■ **Material provided**:
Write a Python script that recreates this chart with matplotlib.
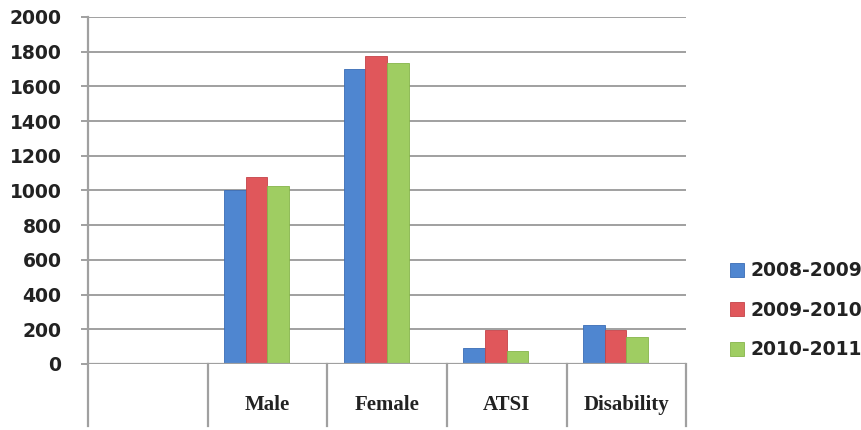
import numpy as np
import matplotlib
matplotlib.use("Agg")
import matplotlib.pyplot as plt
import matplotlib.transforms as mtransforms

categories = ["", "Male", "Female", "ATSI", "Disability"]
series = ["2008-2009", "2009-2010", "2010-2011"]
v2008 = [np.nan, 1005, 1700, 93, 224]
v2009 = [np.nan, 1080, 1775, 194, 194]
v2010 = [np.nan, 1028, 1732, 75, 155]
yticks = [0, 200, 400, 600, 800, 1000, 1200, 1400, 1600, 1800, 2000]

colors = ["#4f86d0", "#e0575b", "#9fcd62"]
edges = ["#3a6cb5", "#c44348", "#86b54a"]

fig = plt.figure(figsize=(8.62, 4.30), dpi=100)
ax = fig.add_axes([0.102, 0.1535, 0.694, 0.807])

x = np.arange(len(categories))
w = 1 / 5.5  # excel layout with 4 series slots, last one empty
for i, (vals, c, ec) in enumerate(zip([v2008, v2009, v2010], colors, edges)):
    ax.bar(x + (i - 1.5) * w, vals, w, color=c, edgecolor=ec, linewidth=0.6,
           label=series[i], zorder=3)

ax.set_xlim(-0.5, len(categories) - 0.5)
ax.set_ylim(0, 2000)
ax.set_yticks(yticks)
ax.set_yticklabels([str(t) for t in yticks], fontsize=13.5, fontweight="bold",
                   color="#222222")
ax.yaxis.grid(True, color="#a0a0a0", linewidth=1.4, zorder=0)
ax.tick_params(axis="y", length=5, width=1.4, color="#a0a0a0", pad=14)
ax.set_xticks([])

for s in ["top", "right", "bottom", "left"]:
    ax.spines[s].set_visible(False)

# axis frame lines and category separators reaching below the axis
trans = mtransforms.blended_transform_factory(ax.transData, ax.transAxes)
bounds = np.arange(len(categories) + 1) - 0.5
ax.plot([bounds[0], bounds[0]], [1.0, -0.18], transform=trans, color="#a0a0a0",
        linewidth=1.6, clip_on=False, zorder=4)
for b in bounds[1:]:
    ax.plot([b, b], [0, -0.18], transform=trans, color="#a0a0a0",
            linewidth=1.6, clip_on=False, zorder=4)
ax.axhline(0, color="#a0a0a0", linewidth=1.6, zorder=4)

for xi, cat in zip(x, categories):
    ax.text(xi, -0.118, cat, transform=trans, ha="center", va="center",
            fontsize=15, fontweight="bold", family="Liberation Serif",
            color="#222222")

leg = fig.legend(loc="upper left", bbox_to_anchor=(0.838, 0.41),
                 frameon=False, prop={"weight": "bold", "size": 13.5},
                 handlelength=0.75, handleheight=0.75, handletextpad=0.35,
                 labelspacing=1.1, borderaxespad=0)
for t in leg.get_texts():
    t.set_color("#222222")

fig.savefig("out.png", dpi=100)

■ **Requirements**: Give again, exactly, the lines from the start of the data through the one holding "label=series[i], zorder=3)"; omit the pictures.

■ **Expected answer**:
Write a Python script that recreates this chart with matplotlib.
import numpy as np
import matplotlib
matplotlib.use("Agg")
import matplotlib.pyplot as plt
import matplotlib.transforms as mtransforms

categories = ["", "Male", "Female", "ATSI", "Disability"]
series = ["2008-2009", "2009-2010", "2010-2011"]
v2008 = [np.nan, 1005, 1700, 93, 224]
v2009 = [np.nan, 1080, 1775, 194, 194]
v2010 = [np.nan, 1028, 1732, 75, 155]
yticks = [0, 200, 400, 600, 800, 1000, 1200, 1400, 1600, 1800, 2000]

colors = ["#4f86d0", "#e0575b", "#9fcd62"]
edges = ["#3a6cb5", "#c44348", "#86b54a"]

fig = plt.figure(figsize=(8.62, 4.30), dpi=100)
ax = fig.add_axes([0.102, 0.1535, 0.694, 0.807])

x = np.arange(len(categories))
w = 1 / 5.5  # excel layout with 4 series slots, last one empty
for i, (vals, c, ec) in enumerate(zip([v2008, v2009, v2010], colors, edges)):
    ax.bar(x + (i - 1.5) * w, vals, w, color=c, edgecolor=ec, linewidth=0.6,
           label=series[i], zorder=3)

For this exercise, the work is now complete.